El escritor alemán Günter  Grass había nacido en Ciudad Libre de Danzing (Polonia) el 16 de octubre de 1927 y falleció en Lübeck (Alemania) el 13 de abril de 2015, a los 87 años.

Ha sido uno de los representantes más significativos de la literatura alemana contemporánea.
Hijo de padre alemán y madre polaca, sus progenitores regentaron una tienda dultramarinos y desde muy joven manifestó inclinación por la literatura.

Prestó servicio militar en la fuerza aérea alemana durante la II Guerra Mundial, y posteriormente estudió en la Academia de Artes de Düsseldorf y en la Academia de Bellas Artes de Berlín dibujo y escultura.

Ni la cárcel ni el exilio le fueron ajenos y aunque sus primeras obras fueron piezas de teatro, su novela El tambor de hojalata (1959) le procuró mayor celebridad y fue llevada al cine. Le siguieron El gato y el ratón (1961), Años de perro  (1963) , El rodaballo (1977), El encuentro de Telgte (1979) , Partos mentales (1980), además de una extensa obra ensayística  de carácter político, social y cultural.
En Mi siglo (1999), reunió cien relatos breves, en los que sometió a examen, año por año, los principales avatares del siglo XX, mostrando especial interés por los hechos y acontcimientos relacionados con Alemania. Con la novela A paso de cangrejo (2002), vuelvió a profundizar en la historia alemana; en esta ocasión, abordando el sufrimiento de los propios alemanes durante la II Guerra Mundial a través del relato del hundimiento, en 1945, de la embarcación Wilhelm-Gustloff en el mar Báltico.
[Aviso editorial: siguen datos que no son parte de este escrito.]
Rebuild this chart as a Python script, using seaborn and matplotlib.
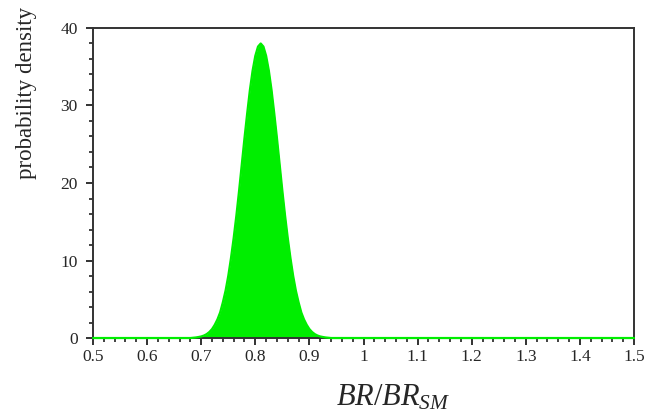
import numpy as np
import pandas as pd
import matplotlib
matplotlib.use("Agg")
import matplotlib.pyplot as plt
import seaborn as sns
from matplotlib.ticker import MultipleLocator

# values
ratio = [0.50, 0.60, 0.68, 0.69, 0.695, 0.70, 0.705, 0.71, 0.715, 0.72, 0.725, 0.73, 0.735,
         0.74, 0.745, 0.75, 0.755, 0.76, 0.765, 0.77, 0.775, 0.78, 0.785, 0.79, 0.795,
         0.80, 0.805, 0.81, 0.815, 0.82, 0.825, 0.83, 0.835, 0.84, 0.845, 0.85, 0.855,
         0.86, 0.865, 0.87, 0.875, 0.88, 0.885, 0.89, 0.895, 0.90, 0.905, 0.91, 0.915,
         0.92, 0.925, 0.93, 0.94, 1.00, 1.20, 1.50]
density = [0.0, 0.0, 0.0, 0.07, 0.13, 0.20, 0.32, 0.50, 0.77, 1.15, 1.7, 2.4, 3.3,
           4.6, 6.1, 8.0, 10.3, 12.9, 15.8, 19.0, 22.4, 25.8, 29.0, 32.0, 34.5,
           36.4, 37.6, 38.0, 37.6, 36.4, 34.5, 32.0, 29.0, 25.8, 22.4, 19.0, 15.8,
           12.9, 10.3, 8.0, 6.1, 4.6, 3.3, 2.4, 1.7, 1.15, 0.77, 0.50, 0.32,
           0.20, 0.13, 0.07, 0.0, 0.0, 0.0, 0.0]
xticks = [0.5, 0.6, 0.7, 0.8, 0.9, 1.0, 1.1, 1.2, 1.3, 1.4, 1.5]
xticklabels = ["0.5", "0.6", "0.7", "0.8", "0.9", "1", "1.1", "1.2", "1.3", "1.4", "1.5"]
yticks = [0, 10, 20, 30, 40]

df = pd.DataFrame({"ratio": ratio, "density": density})

sns.set_style("white")
plt.rcParams["font.family"] = ["Liberation Serif", "DejaVu Serif"]
plt.rcParams["mathtext.fontset"] = "custom"
plt.rcParams["mathtext.it"] = "Liberation Serif:italic"
plt.rcParams["mathtext.rm"] = "Liberation Serif"

fig = plt.figure(figsize=(6.62, 4.17), dpi=100)
ax = fig.add_axes([0.1405, 0.1894, 0.8172, 0.7435])

green = "#00ee00"
ax.fill_between(df["ratio"], df["density"], 0, color=green, linewidth=0, zorder=2)
sns.lineplot(data=df, x="ratio", y="density", ax=ax, color=green, linewidth=1.6,
             zorder=3, clip_on=False)

ax.set_xlim(0.5, 1.5)
ax.set_ylim(0, 40)
ax.set_xticks(xticks)
ax.set_xticklabels(xticklabels)
ax.set_yticks(yticks)
ax.xaxis.set_minor_locator(MultipleLocator(0.02))
ax.yaxis.set_minor_locator(MultipleLocator(2))

ax.tick_params(axis="both", which="major", direction="out", length=5, width=1.3,
               color="#222222", labelsize=12.5, pad=3)
ax.tick_params(axis="y", which="major", pad=6)
ax.tick_params(axis="both", which="minor", direction="out", length=3, width=1.2,
               color="#222222")
ax.tick_params(top=False, right=False, bottom=True, left=True, which="both")

for s in ax.spines.values():
    s.set_color("#333333")
    s.set_linewidth(1.4)

ax.set_ylabel("probability density", fontsize=16.5)
ax.yaxis.set_label_coords(-0.1035, 0.789)
ax.set_xlabel(r"$BR/BR_{SM}$", fontsize=22)
ax.xaxis.set_label_coords(0.555, -0.145)

fig.savefig("out.png", dpi=100)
Cinco decenios (2003) recoge sus reflexiones sobre la relación entre literatura y artes plásticas.
Su obra autobiográfica Pelando la cebolla (2006), fue la más controvertida, al manifestar en ella que a los 17 años formó parte de una unidad de las Waffen-SS  Al año siguiente, Günter Grass respondería a esta controversia, con el libro de poemas Dümmer August  o  Payaso de agosto.
En 1999 obtuvo el Premio Nobel de literatura y el premio Príncipe de Asturias de las Letras.